Saved entries

•••

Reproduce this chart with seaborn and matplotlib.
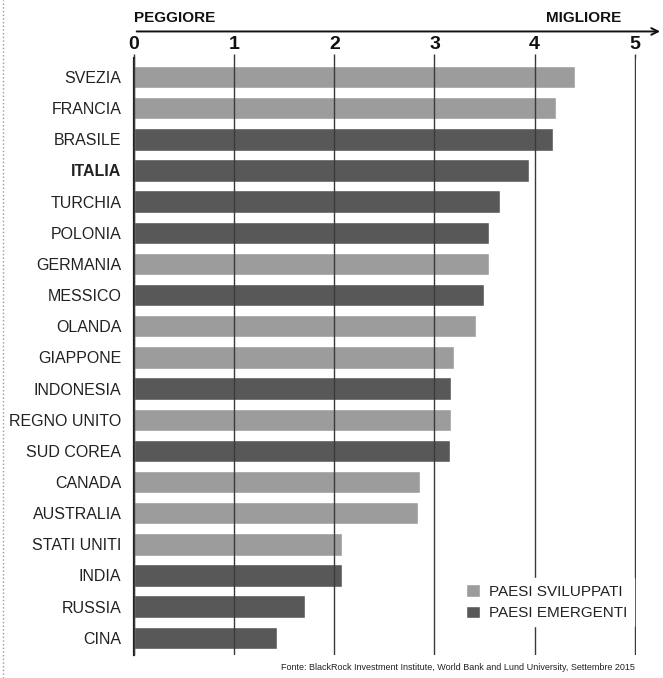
import matplotlib
matplotlib.use("Agg")
import pandas as pd
import matplotlib.pyplot as plt
from matplotlib.lines import Line2D
import seaborn as sns

sns.set_theme(style="white")
plt.rcParams['font.family'] = ['Liberation Sans', 'DejaVu Sans']

countries = ["SVEZIA", "FRANCIA", "BRASILE", "ITALIA", "TURCHIA", "POLONIA", "GERMANIA",
             "MESSICO", "OLANDA", "GIAPPONE", "INDONESIA", "REGNO UNITO", "SUD COREA",
             "CANADA", "AUSTRALIA", "STATI UNITI", "INDIA", "RUSSIA", "CINA"]
scores = [4.40, 4.21, 4.18, 3.94, 3.65, 3.54, 3.54, 3.49, 3.41, 3.20, 3.17, 3.17, 3.16,
          2.86, 2.84, 2.08, 2.08, 1.71, 1.43]
groups = ["PAESI SVILUPPATI", "PAESI SVILUPPATI", "PAESI EMERGENTI", "PAESI EMERGENTI",
          "PAESI EMERGENTI", "PAESI EMERGENTI", "PAESI SVILUPPATI", "PAESI EMERGENTI",
          "PAESI SVILUPPATI", "PAESI SVILUPPATI", "PAESI EMERGENTI", "PAESI SVILUPPATI",
          "PAESI EMERGENTI", "PAESI SVILUPPATI", "PAESI SVILUPPATI", "PAESI SVILUPPATI",
          "PAESI EMERGENTI", "PAESI EMERGENTI", "PAESI EMERGENTI"]
ticks = [0, 1, 2, 3, 4, 5]
source = "Fonte: BlackRock Investment Institute, World Bank and Lund University, Settembre 2015"

palette = {"PAESI SVILUPPATI": "#9c9c9c", "PAESI EMERGENTI": "#585858"}

df = pd.DataFrame({"paese": countries, "punteggio": scores, "gruppo": groups})

fig = plt.figure(figsize=(6.63, 6.78), dpi=100)
ax = fig.add_axes([0.202, 0.034, 0.757, 0.880])

sns.barplot(data=df, x="punteggio", y="paese", hue="gruppo", palette=palette,
            hue_order=["PAESI SVILUPPATI", "PAESI EMERGENTI"], dodge=False,
            width=0.72, ax=ax, legend=True)

ax.set_xlim(0, 5.01)
ax.set_ylim(len(countries) - 0.45, -0.6)
ax.set_xlabel("")
ax.set_ylabel("")

# top axis with bold numbers
ax.xaxis.tick_top()
ax.set_xticks(ticks)
ax.set_xticklabels([str(t) for t in ticks], fontsize=14, fontweight="bold", color="#111111")
ax.tick_params(axis="x", length=3, width=1, color="#333333", pad=1, top=True)
ax.tick_params(axis="y", length=0, pad=9, labelsize=11.5, labelcolor="#222222")
for lbl in ax.get_yticklabels():
    if lbl.get_text() == "ITALIA":
        lbl.set_fontweight("bold")

# vertical grid lines drawn over the bars
ax.set_axisbelow(False)
ax.grid(axis="x", color="#3a3a3a", linewidth=1.0)
ax.grid(axis="y", visible=False)
for side in ["top", "right", "bottom"]:
    ax.spines[side].set_visible(False)
ax.spines["left"].set_color("#222222")
ax.spines["left"].set_linewidth(1.6)

# legend
leg = ax.legend(loc="lower left", bbox_to_anchor=(0.635, 0.035), frameon=True,
                fontsize=11, handlelength=0.9, handleheight=0.9, handletextpad=0.6,
                labelspacing=0.45, borderpad=0.4)
leg.get_frame().set_facecolor("white")
leg.get_frame().set_edgecolor("white")
leg.get_frame().set_alpha(1)
leg.get_frame().set_boxstyle("square", pad=0)
for t in leg.get_texts():
    t.set_color("#222222")

# arrow from PEGGIORE to MIGLIORE
ax.annotate("", xy=(5.28, 1.045), xytext=(0, 1.045),
            xycoords=("data", "axes fraction"), textcoords=("data", "axes fraction"),
            arrowprops=dict(arrowstyle="->", color="#111111", lw=1.4), annotation_clip=False)
ax.text(0, 1.055, "PEGGIORE", transform=ax.get_xaxis_transform(), fontsize=11,
        fontweight="bold", ha="left", va="bottom", color="#111111")
ax.text(4.86, 1.055, "MIGLIORE", transform=ax.get_xaxis_transform(), fontsize=11,
        fontweight="bold", ha="right", va="bottom", color="#111111")

fig.text(0.957, 0.015, source, fontsize=6.5, ha="right", va="center", color="#222222")

# dotted frame on the left edge
fig.add_artist(Line2D([0.004, 0.004], [0.0, 1.0], transform=fig.transFigure,
                      color="#999999", linestyle=":", linewidth=1))

fig.savefig("out.png", dpi=100, facecolor="white")
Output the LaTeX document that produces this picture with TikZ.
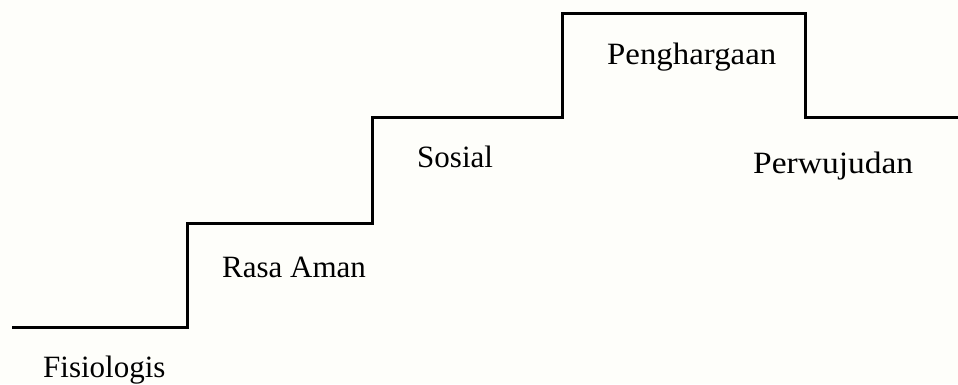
\documentclass[tikz,border=0pt]{standalone}
\usepackage{fontspec}
\usepackage{graphicx}
\setmainfont{Liberation Serif}
\definecolor{papercream}{RGB}{254,254,250}
\tikzset{
  stairline/.style={line width=3pt, black, line join=miter},
  levellabel/.style={anchor=base west, inner sep=0pt, font=\fontsize{31}{36}\selectfont, text=black}
}
\begin{document}
\begin{tikzpicture}[x=1pt, y=-1pt]
  % paper
  \fill[papercream] (0,0) rectangle (958,384);
  \useasboundingbox (0,0) rectangle (958,384);
  % corners of the staircase
  \coordinate (s0) at (12,327);
  \coordinate (s1) at (187,327);
  \coordinate (s2) at (187,223);
  \coordinate (s3) at (372,223);
  \coordinate (s4) at (372,117);
  \coordinate (s5) at (562,117);
  \coordinate (s6) at (562,13);
  \coordinate (s7) at (805,13);
  \coordinate (s8) at (805,117);
  \coordinate (s9) at (958,117);
  \draw[stairline] (s0) -- (s1) -- (s2) -- (s3) -- (s4) -- (s5) -- (s6) -- (s7) -- (s8) -- (s9);
  % level labels
  \node[levellabel] (fis) at (43,377) {Fisiologis};
  \node[levellabel] (ama) at (222,277) {Rasa Aman};
  \node[levellabel] (sos) at (417,167) {Sosial};
  \node[levellabel] (phg) at (607,64) {\scalebox{1.06}[1]{Penghargaan}};
  \node[levellabel] (pwj) at (753,173) {\scalebox{1.08}[1]{Perwujudan}};
\end{tikzpicture}
\end{document}
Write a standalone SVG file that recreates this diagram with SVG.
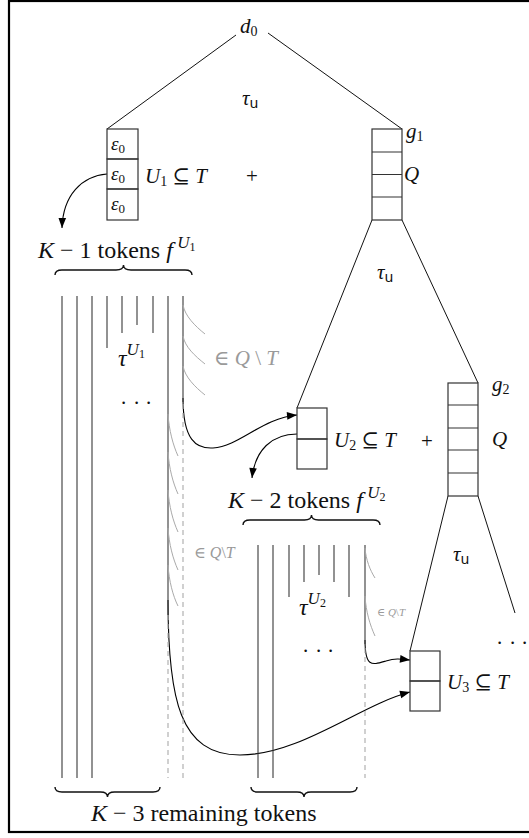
<svg xmlns="http://www.w3.org/2000/svg" width="529" height="838" viewBox="0 0 529 838" font-family="'Liberation Serif','DejaVu Serif',serif">
<style>
text{font-family:"Liberation Serif","DejaVu Serif",serif;fill:#111}
.m{font-size:21px}
.big{font-size:24px}
.i{font-style:italic}
.n{font-style:normal}
.sf{font-family:"DejaVu Sans","Liberation Sans",sans-serif;font-style:normal}
.gray{fill:#9a9a9a}
.box{fill:none;stroke:#333;stroke-width:1.2}
.edge{fill:none;stroke:#111;stroke-width:1}
.tok{stroke:#3a3a3a;stroke-width:1.1}
.dash{stroke:#aaa;stroke-width:1.1;stroke-dasharray:5 4}
.hatch{fill:none;stroke:#aaa;stroke-width:1}
.arr{fill:none;stroke:#000;stroke-width:1.1;marker-end:url(#ah)}
.brace{fill:none;stroke:#111;stroke-width:1.4}
</style>
<defs>
<marker id="ah" markerUnits="userSpaceOnUse" markerWidth="12" markerHeight="10" refX="0" refY="0" viewBox="-11 -5 12 10" orient="auto" overflow="visible">
<path d="M-10,-3.8 L0,0 L-10,3.8 z" fill="#000"/>
</marker>
</defs>
<rect x="0" y="0" width="529" height="838" fill="#fff"/>
<rect x="9" y="1" width="530" height="831" fill="#fff" stroke="#000" stroke-width="2.2"/>

<g id="connectors">
<path class="edge" d="M236,35 L107,129"/>
<path class="edge" d="M268,33 L402,129"/>
<path class="edge" d="M372,220 L297,408"/>
<path class="edge" d="M402,220 L478,383"/>
<path class="edge" d="M448,496 L410,651"/>
<path class="edge" d="M478,496 L515,613"/>
<path class="arr" d="M107,174 C82,176 63,195 62,228"/>
<path class="arr" d="M297,434 C272,434 255,450 252,478"/>
<path class="arr" d="M183,398 C183,440 196,449 213,448 C240,446 262,418 297,415"/>
<path class="arr" d="M168,600 C168,700 180,755 240,755 C300,755 360,705 410,692"/>
<path class="arr" d="M365,640 C365,668 372,665 386,661 C396,658 401,659 410,660"/>
</g>

<g id="tree-root">
<text class="m i" x="240" y="33">d<tspan class="n" font-size="14" dy="3">0</tspan></text>
<text class="m i" x="242" y="105">τ<tspan class="sf" font-size="14" dy="3">u</tspan></text>
</g>

<g id="U1">
<rect class="box" x="107" y="129" width="31" height="30"/>
<rect class="box" x="107" y="159" width="31" height="30"/>
<rect class="box" x="107" y="189" width="31" height="31"/>
<text class="i" font-size="19" x="111" y="150">ε<tspan class="n" font-size="13" dy="3">0</tspan></text>
<text class="i" font-size="19" x="111" y="180">ε<tspan class="n" font-size="13" dy="3">0</tspan></text>
<text class="i" font-size="19" x="111" y="210">ε<tspan class="n" font-size="13" dy="3">0</tspan></text>
<text class="m" x="145" y="183"><tspan class="i">U</tspan><tspan font-size="14" dy="3">1</tspan><tspan dy="-3"> ⊆ </tspan><tspan class="i">T</tspan></text>
<text class="m" x="246" y="183">+</text>
</g>

<g id="g1">
<rect class="box" x="372" y="129" width="30" height="91"/>
<path class="box" d="M372,152 H402 M372,174.5 H402 M372,197 H402"/>
<text class="m i" x="406" y="138">g<tspan class="n" font-size="14" dy="3">1</tspan></text>
<text class="m i" x="404" y="181">Q</text>
<text class="m i" x="377" y="279">τ<tspan class="sf" font-size="14" dy="3">u</tspan></text>
</g>

<g id="U2">
<rect class="box" x="297" y="408" width="30" height="31"/>
<rect class="box" x="297" y="439" width="30" height="30"/>
<text class="m" x="334" y="447"><tspan class="i">U</tspan><tspan font-size="14" dy="3">2</tspan><tspan dy="-3"> ⊆ </tspan><tspan class="i">T</tspan></text>
<text class="m" x="421" y="448">+</text>
</g>

<g id="g2">
<rect class="box" x="448" y="383" width="30" height="113"/>
<path class="box" d="M448,405 H478 M448,428 H478 M448,450 H478 M448,473 H478"/>
<text class="m i" x="492" y="391">g<tspan class="n" font-size="14" dy="3">2</tspan></text>
<text class="m i" x="492" y="446">Q</text>
<text class="m i" x="453" y="561">τ<tspan class="sf" font-size="14" dy="3">u</tspan></text>
<text class="m" x="497 510 522" y="644">...</text>
</g>

<g id="U3">
<rect class="box" x="410" y="651" width="30" height="30"/>
<rect class="box" x="410" y="681" width="30" height="30"/>
<text class="m" x="447" y="689"><tspan class="i">U</tspan><tspan font-size="14" dy="3">3</tspan><tspan dy="-3"> ⊆ </tspan><tspan class="i">T</tspan></text>
</g>

<g id="tokens1">
<text class="big" x="38" y="258"><tspan class="i">K</tspan> − 1 tokens <tspan class="i">f</tspan><tspan class="i" font-size="17" dy="-10"> U</tspan><tspan font-size="12" dy="3">1</tspan></text>
<path class="brace" d="M55,275 Q55,270 62,270 L116,270 Q123.5,270 123.5,265 Q123.5,270 131,270 L185,270 Q192,270 192,275"/>
<path class="tok" d="M62,296 V778 M77,296 V778 M92,296 V778 M107,296 V348 M122,296 V333 M137,296 V325 M153,296 V333 M168,296 V615 M183,296 V402"/>
<path class="dash" d="M168,615 V778 M183,404 V778"/>
<path class="hatch" d="M183,305 C185,316 195,326 205,334 M183,336 C185,347 195,356 205,364 M183,366 C185,377 195,387 205,395"/>
<path class="hatch" d="M168,414 C169,430 173,445 178,456 M168,452 C169,468 173,483 178,494 M168,490 C169,506 173,521 178,532 M168,528 C169,544 173,559 178,570 M168,565 C169,581 173,596 178,606"/>
<text class="m gray" x="214" y="365">∈ <tspan class="i">Q</tspan> \ <tspan class="i">T</tspan></text>
<text class="gray" font-size="16" x="194" y="558">∈ <tspan class="i">Q</tspan>\<tspan class="i">T</tspan></text>
<text class="i" font-size="24" x="118" y="366">τ<tspan font-size="17" dy="-11">U</tspan><tspan class="n" font-size="12" dy="3">1</tspan></text>
<text class="m" x="121 134 146" y="404">...</text>
</g>

<g id="tokens2">
<text class="big" x="228" y="508"><tspan class="i">K</tspan> − 2 tokens <tspan class="i">f</tspan><tspan class="i" font-size="17" dy="-10"> U</tspan><tspan font-size="12" dy="3">2</tspan></text>
<path class="brace" d="M243,525 Q243,520 250,520 L304.5,520 Q311.5,520 311.5,515 Q311.5,520 318.5,520 L373,520 Q380,520 380,525"/>
<path class="tok" d="M258,545 V778 M273,545 V778 M289,545 V597 M304,545 V582 M319,545 V575 M334,545 V582 M349,545 V597 M365,545 V644"/>
<path class="dash" d="M365,648 V778"/>
<path class="hatch" d="M365,548 C366,560 370,570 375,578 M365,596 C366,612 370,625 375,636"/>
<text class="gray" font-size="11" x="377" y="616">∈ <tspan class="i">Q</tspan>\<tspan class="i">T</tspan></text>
<text class="i" font-size="24" x="299" y="615">τ<tspan font-size="17" dy="-11">U</tspan><tspan class="n" font-size="12" dy="3">2</tspan></text>
<text class="m" x="303 316 328" y="652">...</text>
</g>

<g id="remaining">
<path class="brace" d="M55,787 Q55,792 62,792 L100.5,792 Q107.5,792 107.5,797 Q107.5,792 114.5,792 L153,792 Q160,792 160,787"/>
<path class="brace" d="M251,787 Q251,792 258,792 L297,792 Q304,792 304,797 Q304,792 311,792 L350,792 Q357,792 357,787"/>
<text class="big" x="91" y="821"><tspan class="i">K</tspan> − 3 remaining tokens</text>
</g>
</svg>
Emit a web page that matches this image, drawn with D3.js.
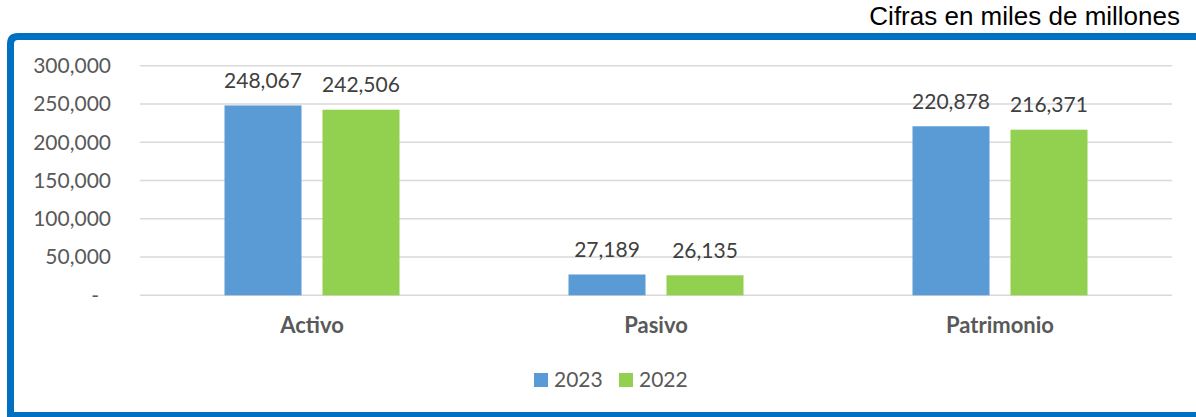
<!DOCTYPE html>
<html>
<head>
<meta charset="utf-8">
<script src="https://cdn.jsdelivr.net/npm/d3@7"></script>
<style>
  html, body { margin: 0; padding: 0; background: #fff; }
  svg { display: block; }
</style>
</head>
<body>
<svg id="chart" width="1196" height="417"></svg>
<script>
// Balance figures (miles de millones)
const categories = ["Activo", "Pasivo", "Patrimonio"];
const seriesNames = ["2023", "2022"];
const values2023 = [248067, 27189, 220878];
const values2022 = [242506, 26135, 216371];
const yTicks = [0, 50000, 100000, 150000, 200000, 250000, 300000];
const colors = ["#5B9BD5", "#92D050"];

const svg = d3.select("#chart");

// Frame with rounded top-left corner, open on the right edge
svg.append("path")
  .attr("d", "M1200,36.5 L18,36.5 Q10.5,36.5 10.5,44 L10.5,415.5 L1200,415.5")
  .attr("fill", "none")
  .attr("stroke", "#0070C0")
  .attr("stroke-width", 7);

// Unit note above frame
svg.append("text")
  .attr("x", 1180).attr("y", 25)
  .attr("text-anchor", "end")
  .attr("font-family", "Liberation Sans, Arial, sans-serif")
  .attr("font-size", 26)
  .attr("fill", "#000")
  .text("Cifras en miles de millones");

const plot = { left: 140, right: 1172, top: 65.7, bottom: 295.3 };

const x0 = d3.scaleBand().domain(categories).range([plot.left, plot.right]).paddingInner(0).paddingOuter(0);
const y = d3.scaleLinear().domain([0, 300000]).range([plot.bottom, plot.top]);

const barW = 77, barGap = 21;
const x1 = d3.scaleOrdinal().domain(seriesNames).range([-(barW + barGap / 2), barGap / 2]);

// Gridlines
svg.append("g")
  .selectAll("line")
  .data(yTicks)
  .join("line")
  .attr("x1", plot.left).attr("x2", plot.right)
  .attr("y1", d => y(d)).attr("y2", d => y(d))
  .attr("stroke", "#D9D9D9")
  .attr("stroke-width", 1.5);

// Y axis labels
const fmt = d3.format(",");
svg.append("g")
  .selectAll("text")
  .data(yTicks)
  .join("text")
  .attr("x", 111)
  .attr("y", d => y(d))
  .attr("dy", "0.35em")
  .attr("text-anchor", "end")
  .attr("font-family", "Lato, sans-serif")
  .attr("font-size", 21)
  .attr("fill", "#595959")
  .text(d => d === 0 ? "-" : fmt(d))
  .filter(d => d === 0).attr("x", 99);

// Bars
const rows = categories.map((c, i) => ({ cat: c, vals: [values2023[i], values2022[i]] }));
const groups = svg.append("g")
  .selectAll("g")
  .data(rows)
  .join("g")
  .attr("transform", d => `translate(${x0(d.cat) + x0.bandwidth() / 2},0)`);

groups.selectAll("rect")
  .data(d => d.vals.map((v, j) => ({ s: seriesNames[j], v, j })))
  .join("rect")
  .attr("x", d => x1(d.s))
  .attr("width", barW)
  .attr("y", d => y(d.v))
  .attr("height", d => y(0) - y(d.v))
  .attr("fill", d => colors[d.j]);

groups.selectAll("text")
  .data(d => d.vals.map((v, j) => ({ s: seriesNames[j], v, j })))
  .join("text")
  .attr("x", d => x1(d.s) + barW / 2)
  .attr("y", d => y(d.v) - 25)
  .attr("dy", "0.35em")
  .attr("text-anchor", "middle")
  .attr("font-family", "Lato, sans-serif")
  .attr("font-size", 21)
  .attr("fill", "#404040")
  .text(d => fmt(d.v));

// Category labels
svg.append("g")
  .selectAll("text")
  .data(categories)
  .join("text")
  .attr("x", d => x0(d) + x0.bandwidth() / 2)
  .attr("y", 325)
  .attr("dy", "0.35em")
  .attr("text-anchor", "middle")
  .attr("font-family", "Lato, sans-serif")
  .attr("font-weight", "bold")
  .attr("font-size", 22)
  .attr("fill", "#595959")
  .text(d => d);

// Legend
const legendX = [534, 619];
const legend = svg.append("g")
  .selectAll("g")
  .data(seriesNames)
  .join("g")
  .attr("transform", (d, i) => `translate(${legendX[i]},373)`);
legend.append("rect")
  .attr("width", 14).attr("height", 14)
  .attr("fill", (d, i) => colors[i]);
legend.append("text")
  .attr("x", 20).attr("y", 7)
  .attr("dy", "0.35em")
  .attr("font-family", "Lato, sans-serif")
  .attr("font-size", 21)
  .attr("fill", "#595959")
  .text(d => d);
</script>
</body>
</html>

•••

- **DIRECTIONS FOR THIS TASK**:
Only the lines from the start of the records to the one containing "plt.rcParams['font.family'] = ['Liberation" should be repeated, exactly and with both ends kept; drop any pictures.

- **RESULT**:
Reproduce this chart with seaborn and matplotlib.
import matplotlib
matplotlib.use("Agg")
import pandas as pd
import matplotlib.pyplot as plt
from matplotlib.lines import Line2D
import seaborn as sns

sns.set_theme(style="white")
plt.rcParams['font.family'] = ['Liberation Sans', 'DejaVu Sans']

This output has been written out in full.